The Flow of Funds report came out today, some interesting data points. Consumers and businesses continue to de-lever at record pace but what's more interesting is the precipice local and state governments appear to be hanging over.
Source: Federal Reserve Flow of Funds Report, 3/11/2010.
Forced to deal with increasing unemployment and the associated benefits (see yesterday’s post) and a record drop-off in tax receipts (11% decline from October 2008 to September 2009 according to the Center on Budget and Policy Priorities), 2010 is setting up to be an ugly year. Governors and state legislators continue to prove they lack creativity. Rather than trying to increase the tax base by creating incentives for businesses and people to relocate (Nevada wooing Californians and Florida promoting film production are two examples that come immediately to mind) state-level politicians resorted to raising taxes and fees across the board.
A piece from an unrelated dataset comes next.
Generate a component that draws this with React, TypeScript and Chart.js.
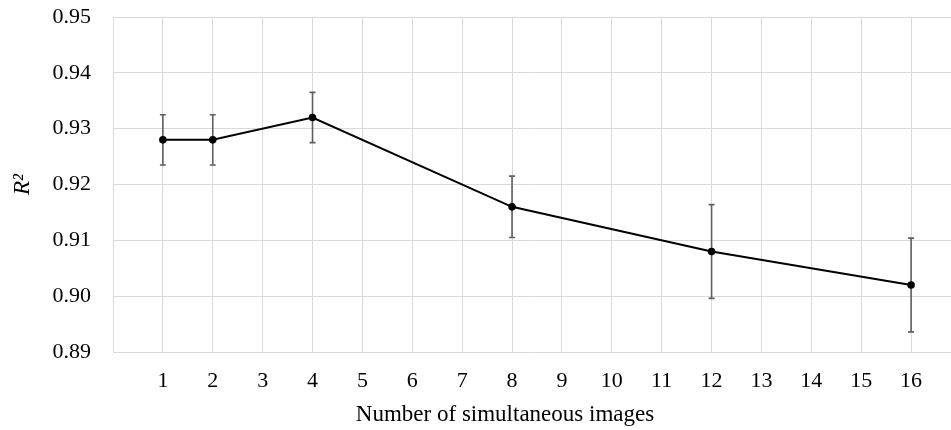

The lack of political entrepreneurs is startling.
"In 33 states, tax changes are increasing annual revenues, relative to what the state otherwise would have collected, by $31.7 billion. Even after accounting for a few states that lowered taxes, net tax changes for 2008-2009 total $29.7 billion in expected revenues, or 3.8 percent of total state revenues." -- Center on Budget and Policy Priorities 3/8/2010The table below says it all.
Source: Center on Budget and Policy Priorities, 3/8/2010.
The $55 billion short-fall is being reflected in the municipal bond market, as credit default swaps (insurance against possible default) continue to rise which will only increase the cost (think interest rate) for issuing new municipal bonds potentially resulting in higher taxes to offset the increased cost of financing.
With the likelihood of Federal tax increases all but guaranteed (yes, letting tax rates "expire" to higher levels is the same as "raising" taxes) and with 33 states having already raised taxes, the noose around the consumer and small businesses is sure to get tighter. Deleveraging will continue and the prospects for growth given the current fact set and policy prescriptions are limited, at best.